Stated task
Exact reproduction of the data is required, with images excluded.

· · · ·

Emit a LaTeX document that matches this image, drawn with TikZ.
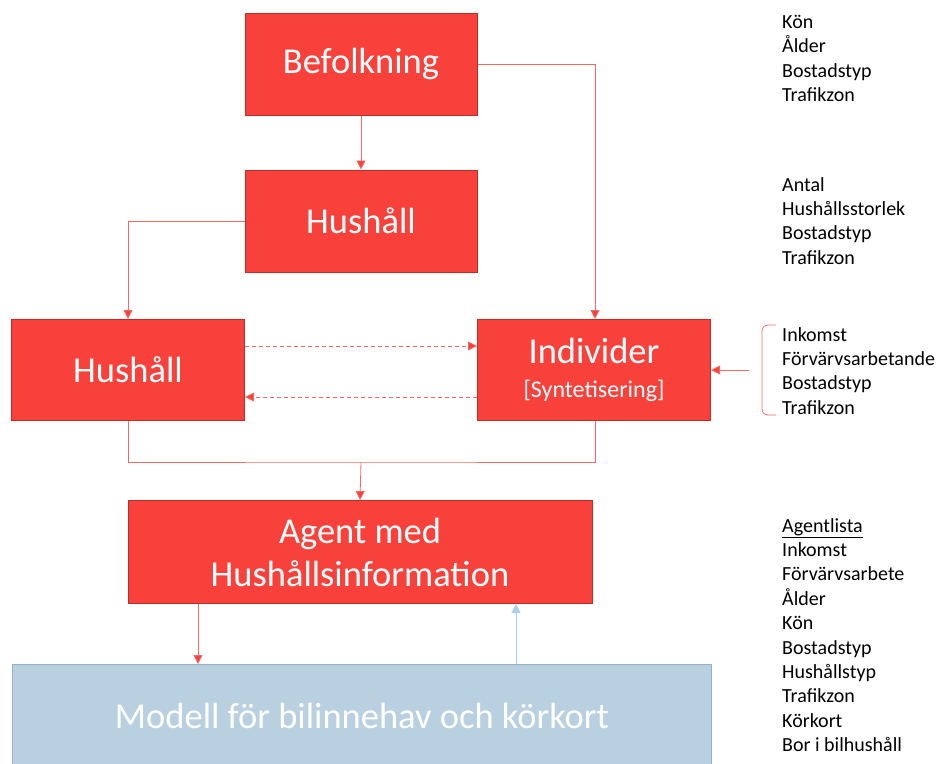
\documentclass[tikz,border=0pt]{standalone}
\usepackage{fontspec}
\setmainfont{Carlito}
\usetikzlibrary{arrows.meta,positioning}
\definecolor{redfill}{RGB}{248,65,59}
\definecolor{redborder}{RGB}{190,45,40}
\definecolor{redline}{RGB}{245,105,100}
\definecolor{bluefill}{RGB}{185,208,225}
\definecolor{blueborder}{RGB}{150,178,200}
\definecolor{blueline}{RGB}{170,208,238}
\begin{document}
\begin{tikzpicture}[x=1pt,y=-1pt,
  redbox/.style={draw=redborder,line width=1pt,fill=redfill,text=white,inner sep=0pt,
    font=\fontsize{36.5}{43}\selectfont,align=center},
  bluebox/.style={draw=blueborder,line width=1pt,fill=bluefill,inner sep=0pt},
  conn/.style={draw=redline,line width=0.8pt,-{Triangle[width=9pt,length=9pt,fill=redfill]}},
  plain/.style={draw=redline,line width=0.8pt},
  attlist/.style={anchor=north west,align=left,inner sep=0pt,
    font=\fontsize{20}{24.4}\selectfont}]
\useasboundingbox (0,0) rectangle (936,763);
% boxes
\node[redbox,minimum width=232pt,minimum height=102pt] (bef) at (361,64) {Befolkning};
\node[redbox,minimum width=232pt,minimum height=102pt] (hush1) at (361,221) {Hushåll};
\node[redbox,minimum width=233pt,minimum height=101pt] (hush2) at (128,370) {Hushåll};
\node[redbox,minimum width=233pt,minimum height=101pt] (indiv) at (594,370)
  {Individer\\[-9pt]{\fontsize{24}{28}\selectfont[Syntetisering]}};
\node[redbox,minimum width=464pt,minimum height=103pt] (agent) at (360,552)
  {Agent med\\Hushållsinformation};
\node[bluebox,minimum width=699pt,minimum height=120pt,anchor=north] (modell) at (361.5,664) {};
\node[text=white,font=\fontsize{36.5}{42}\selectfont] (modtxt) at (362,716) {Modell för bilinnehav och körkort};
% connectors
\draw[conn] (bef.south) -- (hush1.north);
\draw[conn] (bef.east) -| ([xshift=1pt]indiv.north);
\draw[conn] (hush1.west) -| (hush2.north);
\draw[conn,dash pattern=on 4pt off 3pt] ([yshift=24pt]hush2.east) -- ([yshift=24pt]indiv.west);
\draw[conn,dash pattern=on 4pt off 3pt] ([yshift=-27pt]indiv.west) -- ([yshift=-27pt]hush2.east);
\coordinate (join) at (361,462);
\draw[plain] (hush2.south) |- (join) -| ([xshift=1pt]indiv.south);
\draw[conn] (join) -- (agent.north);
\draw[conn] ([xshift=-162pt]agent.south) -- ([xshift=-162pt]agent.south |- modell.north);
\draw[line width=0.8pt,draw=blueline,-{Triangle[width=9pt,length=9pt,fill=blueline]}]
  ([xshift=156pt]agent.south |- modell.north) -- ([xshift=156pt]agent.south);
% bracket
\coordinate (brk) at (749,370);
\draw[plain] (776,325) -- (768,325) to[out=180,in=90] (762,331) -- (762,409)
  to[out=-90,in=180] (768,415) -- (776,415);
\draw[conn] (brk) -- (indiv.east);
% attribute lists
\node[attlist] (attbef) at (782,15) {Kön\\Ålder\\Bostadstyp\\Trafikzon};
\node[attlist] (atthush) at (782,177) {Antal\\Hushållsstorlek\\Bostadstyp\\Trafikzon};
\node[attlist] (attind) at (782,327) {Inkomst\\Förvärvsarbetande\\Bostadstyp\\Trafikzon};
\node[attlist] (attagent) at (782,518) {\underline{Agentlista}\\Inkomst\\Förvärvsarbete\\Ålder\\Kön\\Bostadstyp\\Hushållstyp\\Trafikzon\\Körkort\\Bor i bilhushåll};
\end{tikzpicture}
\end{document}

· · · ·

Full response
Emit a LaTeX document that matches this image, drawn with TikZ.
\documentclass[tikz,border=0pt]{standalone}
\usepackage{fontspec}
\setmainfont{Carlito}
\usetikzlibrary{arrows.meta,positioning}
\definecolor{redfill}{RGB}{248,65,59}
\definecolor{redborder}{RGB}{190,45,40}
\definecolor{redline}{RGB}{245,105,100}
\definecolor{bluefill}{RGB}{185,208,225}
\definecolor{blueborder}{RGB}{150,178,200}
\definecolor{blueline}{RGB}{170,208,238}
\begin{document}
\begin{tikzpicture}[x=1pt,y=-1pt,
  redbox/.style={draw=redborder,line width=1pt,fill=redfill,text=white,inner sep=0pt,
    font=\fontsize{36.5}{43}\selectfont,align=center},
  bluebox/.style={draw=blueborder,line width=1pt,fill=bluefill,inner sep=0pt},
  conn/.style={draw=redline,line width=0.8pt,-{Triangle[width=9pt,length=9pt,fill=redfill]}},
  plain/.style={draw=redline,line width=0.8pt},
  attlist/.style={anchor=north west,align=left,inner sep=0pt,
    font=\fontsize{20}{24.4}\selectfont}]
\useasboundingbox (0,0) rectangle (936,763);
% boxes
\node[redbox,minimum width=232pt,minimum height=102pt] (bef) at (361,64) {Befolkning};
\node[redbox,minimum width=232pt,minimum height=102pt] (hush1) at (361,221) {Hushåll};
\node[redbox,minimum width=233pt,minimum height=101pt] (hush2) at (128,370) {Hushåll};
\node[redbox,minimum width=233pt,minimum height=101pt] (indiv) at (594,370)
  {Individer\\[-9pt]{\fontsize{24}{28}\selectfont[Syntetisering]}};
\node[redbox,minimum width=464pt,minimum height=103pt] (agent) at (360,552)
  {Agent med\\Hushållsinformation};
\node[bluebox,minimum width=699pt,minimum height=120pt,anchor=north] (modell) at (361.5,664) {};
\node[text=white,font=\fontsize{36.5}{42}\selectfont] (modtxt) at (362,716) {Modell för bilinnehav och körkort};
% connectors
\draw[conn] (bef.south) -- (hush1.north);
\draw[conn] (bef.east) -| ([xshift=1pt]indiv.north);
\draw[conn] (hush1.west) -| (hush2.north);
\draw[conn,dash pattern=on 4pt off 3pt] ([yshift=24pt]hush2.east) -- ([yshift=24pt]indiv.west);
\draw[conn,dash pattern=on 4pt off 3pt] ([yshift=-27pt]indiv.west) -- ([yshift=-27pt]hush2.east);
\coordinate (join) at (361,462);
\draw[plain] (hush2.south) |- (join) -| ([xshift=1pt]indiv.south);
\draw[conn] (join) -- (agent.north);
\draw[conn] ([xshift=-162pt]agent.south) -- ([xshift=-162pt]agent.south |- modell.north);
\draw[line width=0.8pt,draw=blueline,-{Triangle[width=9pt,length=9pt,fill=blueline]}]
  ([xshift=156pt]agent.south |- modell.north) -- ([xshift=156pt]agent.south);
% bracket
\coordinate (brk) at (749,370);
\draw[plain] (776,325) -- (768,325) to[out=180,in=90] (762,331) -- (762,409)
  to[out=-90,in=180] (768,415) -- (776,415);
\draw[conn] (brk) -- (indiv.east);
% attribute lists
\node[attlist] (attbef) at (782,15) {Kön\\Ålder\\Bostadstyp\\Trafikzon};
\node[attlist] (atthush) at (782,177) {Antal\\Hushållsstorlek\\Bostadstyp\\Trafikzon};
\node[attlist] (attind) at (782,327) {Inkomst\\Förvärvsarbetande\\Bostadstyp\\Trafikzon};
\node[attlist] (attagent) at (782,518) {\underline{Agentlista}\\Inkomst\\Förvärvsarbete\\Ålder\\Kön\\Bostadstyp\\Hushållstyp\\Trafikzon\\Körkort\\Bor i bilhushåll};
\end{tikzpicture}
\end{document}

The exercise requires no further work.